I was working with a conference several years ago and a bunch of drunks had been given the task of going shopping for some food items for the hospitality room. As usual, they weren’t exceptionally organized, so they were in a big hurry to buy all those groceries and get back to the conference before the big angry mob showed up without any food. Well these guys were gone forever. We were starting to wonder if they’d made off with all the grocery money! Then someone spotted them walking through the angry mob carrying all the food and my sponsor asked: “What Happened?” I can’t tell what he really said but by the look on his face, it wasn’t pleasant.
“Well, we’d been making pretty good time, we got there, stormed the grocery store, got all the food and we were making a mad dash back to the conference. That’s when we saw the red lights. Then we looked down and realized we were going really fast.” I seem to remember something like 60 in 35 or close to it! Again the sponsor wanted some answers quick. “So Why did it take so long for him to write you a ticket?”
… here it comes…
”Well we had to explain that this carload of people and groceries was late and we are supposed to be serving a hoard of A.A. members at that big hotel up the street. They’re having an AA conference and they’re all waiting on us.” I know they started singing like mockingbirds. They told that cop EVERYTHING. About the service positions they held, how they’d been appointed and chosen and that they were each members of AA and on and on because they thought they might get out of ticket. Like it makes good sense. They thought “Surely he would recognize our good deeds and ‘let this one slide’….” Heck, I was new enough that if I would have been able to drive, and was in that situation, I probably would have done the exact same thing. I was just glad I was there to learn it without feeling the sting directly.
I’ve often wondered if they’d have even made it back at all if that cop would have pulled the rap sheet on everyone in the car!
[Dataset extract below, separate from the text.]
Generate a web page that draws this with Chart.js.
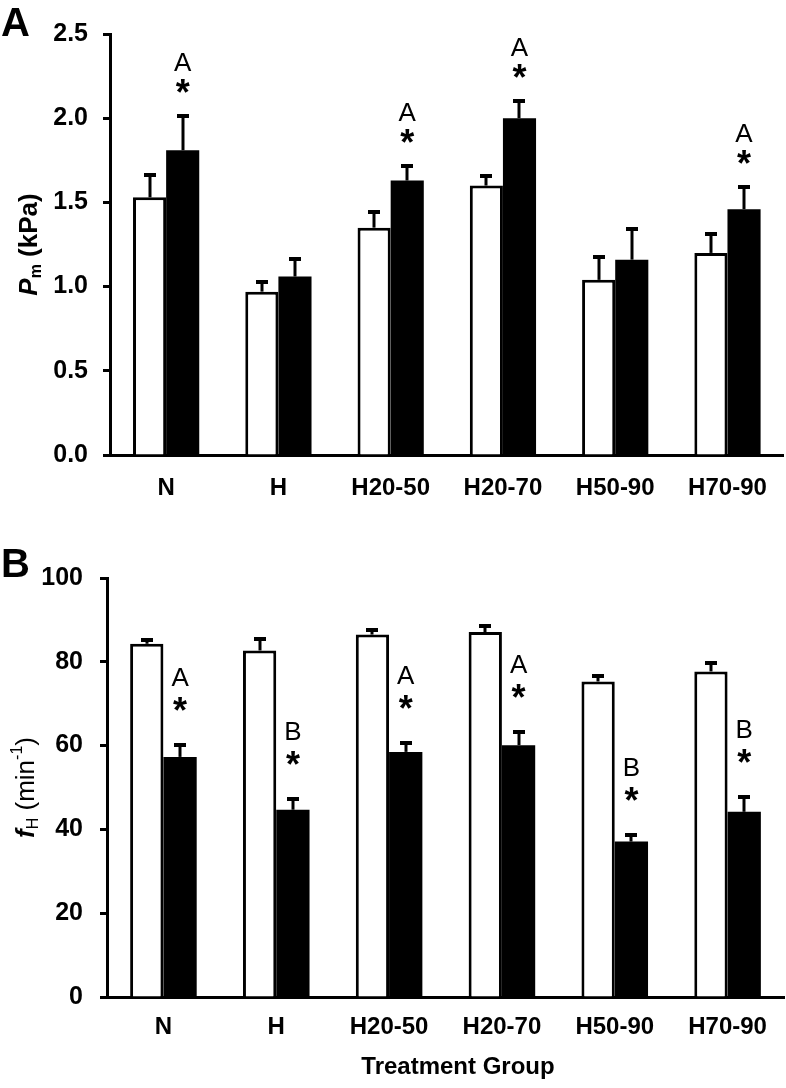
<!DOCTYPE html>
<html lang="en">
<head>
<meta charset="UTF-8">
<title>Pm and fH by treatment group</title>
<style>
  body { margin: 0; background: #fff; }
  canvas { display: block; }
</style>
</head>
<body>
<canvas id="chart-pm" width="786" height="520"></canvas>
<canvas id="chart-fh" width="786" height="568"></canvas>

<script src="https://cdn.jsdelivr.net/npm/chart.js"></script>
<script>
// x categories, shared by both panels
const groups = ['N', 'H', 'H20-50', 'H20-70', 'H50-90', 'H70-90'];

// panel A: Pm (kPa)
const pmTicks = [0, 0.5, 1.0, 1.5, 2.0, 2.5];
const pmWhite = [1.53, 0.97, 1.35, 1.60, 1.04, 1.20];
const pmWhiteErr = [0.14, 0.065, 0.10, 0.065, 0.14, 0.12];
const pmBlack = [1.81, 1.06, 1.63, 2.00, 1.16, 1.46];
const pmBlackErr = [0.21, 0.11, 0.095, 0.11, 0.19, 0.14];
const pmLetters = ['A', '', 'A', 'A', '', 'A'];
const pmStars = ['*', '', '*', '*', '', '*'];

// panel B: fH (min-1)
const fhTicks = [0, 20, 40, 60, 80, 100];
const fhWhite = [84.3, 82.7, 86.5, 87.1, 75.3, 77.7];
const fhWhiteErr = [1.2, 3.0, 1.4, 1.8, 1.6, 2.2];
const fhBlack = [57.3, 44.7, 58.5, 60.1, 37.1, 44.2];
const fhBlackErr = [3.2, 2.8, 2.3, 3.5, 1.8, 3.8];
const fhLetters = ['A', 'B', 'A', 'A', 'B', 'B'];
const fhStars = ['*', '*', '*', '*', '*', '*'];

const FONT = '"Liberation Sans", Arial, Helvetica, sans-serif';

// draw one glyph with its ink box centred on (x, y)
function drawCentered(ctx, text, font, x, y) {
    ctx.font = font;
    ctx.textAlign = 'center';
    ctx.textBaseline = 'alphabetic';
    const m = ctx.measureText(text);
    ctx.fillText(text, x, y + (m.actualBoundingBoxAscent - m.actualBoundingBoxDescent) / 2);
}

// rotated axis title made of several runs (italic symbol, sub/superscripts)
function drawRotatedRuns(ctx, runs, cx, cy) {
    ctx.save();
    ctx.translate(cx, cy);
    ctx.rotate(-Math.PI / 2);
    ctx.textAlign = 'left';
    ctx.textBaseline = 'middle';
    let total = 0;
    runs.forEach(r => { ctx.font = r.font; total += ctx.measureText(r.text).width; });
    let x = -total / 2;
    runs.forEach(r => {
        ctx.font = r.font;
        ctx.fillText(r.text, x, r.dy || 0);
        x += ctx.measureText(r.text).width;
    });
    ctx.restore();
}

// error bars (upwards only), significance marks, axis title, panel letter
const extrasPlugin = {
    id: 'extras',
    afterDatasetsDraw(chart, args, opts) {
        const ctx = chart.ctx;
        const yScale = chart.scales.y;
        ctx.save();
        ctx.fillStyle = '#000';
        ctx.strokeStyle = '#000';

        opts.errors.forEach((errs, di) => {
            const values = chart.data.datasets[di].data;
            chart.getDatasetMeta(di).data.forEach((bar, i) => {
                const top = Math.round(yScale.getPixelForValue(values[i] + errs[i]));
                const x = Math.round(bar.x);
                ctx.lineWidth = 3;
                ctx.beginPath();
                ctx.moveTo(x, bar.y);
                ctx.lineTo(x, top);
                ctx.stroke();
                ctx.fillRect(x - 6, top - 1, 12, 4);
            });
        });

        const blackVals = chart.data.datasets[1].data;
        chart.getDatasetMeta(1).data.forEach((bar, i) => {
            const errTop = yScale.getPixelForValue(blackVals[i] + opts.errors[1][i]);
            if (opts.stars[i]) drawCentered(ctx, opts.stars[i], 'bold 36px ' + FONT, bar.x, errTop - opts.starGap);
            if (opts.letters[i]) drawCentered(ctx, opts.letters[i], '26px ' + FONT, bar.x, errTop - opts.letterGap);
        });
        ctx.restore();
    },
    afterDraw(chart, args, opts) {
        const ctx = chart.ctx;
        const area = chart.chartArea;
        ctx.save();
        ctx.fillStyle = '#000';
        drawRotatedRuns(ctx, opts.titleRuns, opts.titleX, (area.top + area.bottom) / 2);

        ctx.font = 'bold 40px ' + FONT;
        ctx.textAlign = 'left';
        ctx.textBaseline = 'alphabetic';
        ctx.fillText(opts.panel, 1, opts.panelBaseline);

        if (opts.xTitle) {
            ctx.font = 'bold 24px ' + FONT;
            ctx.textAlign = 'center';
            ctx.textBaseline = 'middle';
            ctx.fillText(opts.xTitle, opts.xTitleX, opts.xTitleY);
        }
        ctx.restore();
    }
};

function makePanel(id, cfg) {
    const ctx = document.getElementById(id).getContext('2d');
    return new Chart(ctx, {
        type: 'bar',
        data: {
            labels: groups,
            datasets: [
                {
                    data: cfg.white,
                    backgroundColor: '#ffffff',
                    borderColor: '#000000',
                    borderWidth: 3,
                    borderSkipped: 'bottom'
                },
                {
                    data: cfg.black,
                    backgroundColor: '#000000',
                    borderWidth: 0
                }
            ]
        },
        options: {
            responsive: false,
            animation: false,
            devicePixelRatio: 1,
            layout: { padding: { top: cfg.top, right: 2, left: 0, bottom: 0 } },
            datasets: { bar: { categoryPercentage: 0.59, barPercentage: 1.0 } },
            plugins: {
                legend: { display: false },
                tooltip: { enabled: false },
                extras: {
                    errors: [cfg.whiteErr, cfg.blackErr],
                    letters: cfg.letters,
                    stars: cfg.stars,
                    starGap: cfg.starGap,
                    letterGap: cfg.letterGap,
                    titleRuns: cfg.titleRuns,
                    titleX: cfg.titleX,
                    panel: cfg.panel,
                    panelBaseline: cfg.panelBaseline,
                    xTitle: cfg.xTitle,
                    xTitleX: 458,
                    xTitleY: 547
                }
            },
            scales: {
                x: {
                    afterFit: s => { s.height = cfg.xHeight; },
                    grid: { display: false, drawTicks: false },
                    border: { display: true, color: '#000', width: 3 },
                    ticks: {
                        color: '#000',
                        padding: cfg.xPad,
                        maxRotation: 0,
                        font: { family: FONT, size: 24, weight: 'bold' }
                    }
                },
                y: {
                    min: cfg.ticks[0],
                    max: cfg.ticks[cfg.ticks.length - 1],
                    afterFit: s => { s.width = cfg.yWidth; },
                    afterBuildTicks: s => { s.ticks = cfg.ticks.map(v => ({ value: v })); },
                    grid: {
                        drawOnChartArea: false,
                        drawTicks: true,
                        tickLength: 7,
                        tickWidth: 3,
                        tickColor: '#000'
                    },
                    border: { display: true, color: '#000', width: 3 },
                    ticks: {
                        color: '#000',
                        padding: cfg.yPad,
                        font: { family: FONT, size: 25, weight: 'bold' },
                        callback: cfg.fmt
                    }
                }
            }
        },
        plugins: [extrasPlugin]
    });
}

makePanel('chart-pm', {
    white: pmWhite, whiteErr: pmWhiteErr,
    black: pmBlack, blackErr: pmBlackErr,
    letters: pmLetters, stars: pmStars,
    ticks: pmTicks,
    fmt: v => Number(v).toFixed(1),
    top: 34, xHeight: 65, yWidth: 110, yPad: 15, xPad: 19,
    starGap: 29, letterGap: 53,
    panel: 'A', panelBaseline: 36,
    titleX: 30,
    titleRuns: [
        { text: 'P', font: 'italic bold 26px ' + FONT },
        { text: 'm', font: 'bold 16px ' + FONT, dy: 7 },
        { text: ' (kPa)', font: 'bold 26px ' + FONT }
    ]
});

makePanel('chart-fh', {
    white: fhWhite, whiteErr: fhWhiteErr,
    black: fhBlack, blackErr: fhBlackErr,
    letters: fhLetters, stars: fhStars,
    ticks: fhTicks,
    fmt: v => String(v),
    top: 58, xHeight: 91, yWidth: 107, yPad: 17, xPad: 16,
    starGap: 40, letterGap: 67,
    panel: 'B', panelBaseline: 57,
    titleX: 27,
    titleRuns: [
        { text: 'f', font: 'italic bold 26px ' + FONT },
        { text: 'H', font: '16px ' + FONT, dy: 7 },
        { text: ' (min', font: '26px ' + FONT },
        { text: '-1', font: '16px ' + FONT, dy: -9 },
        { text: ')', font: '26px ' + FONT }
    ],
    xTitle: 'Treatment Group'
});
</script>
</body>
</html>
That day, I learned a couple of things. Some things don’t have to do with this topic. But what we do for AA is part of the debt we already owe it for giving us back our lives. We work anonymously, we contribute freely and we learn to give freely without having any strings attached. Anytime we try to use the name Alcoholics Anonymous to better ourselves, we end up making ourselves look stupid and we damage the credibility of our program.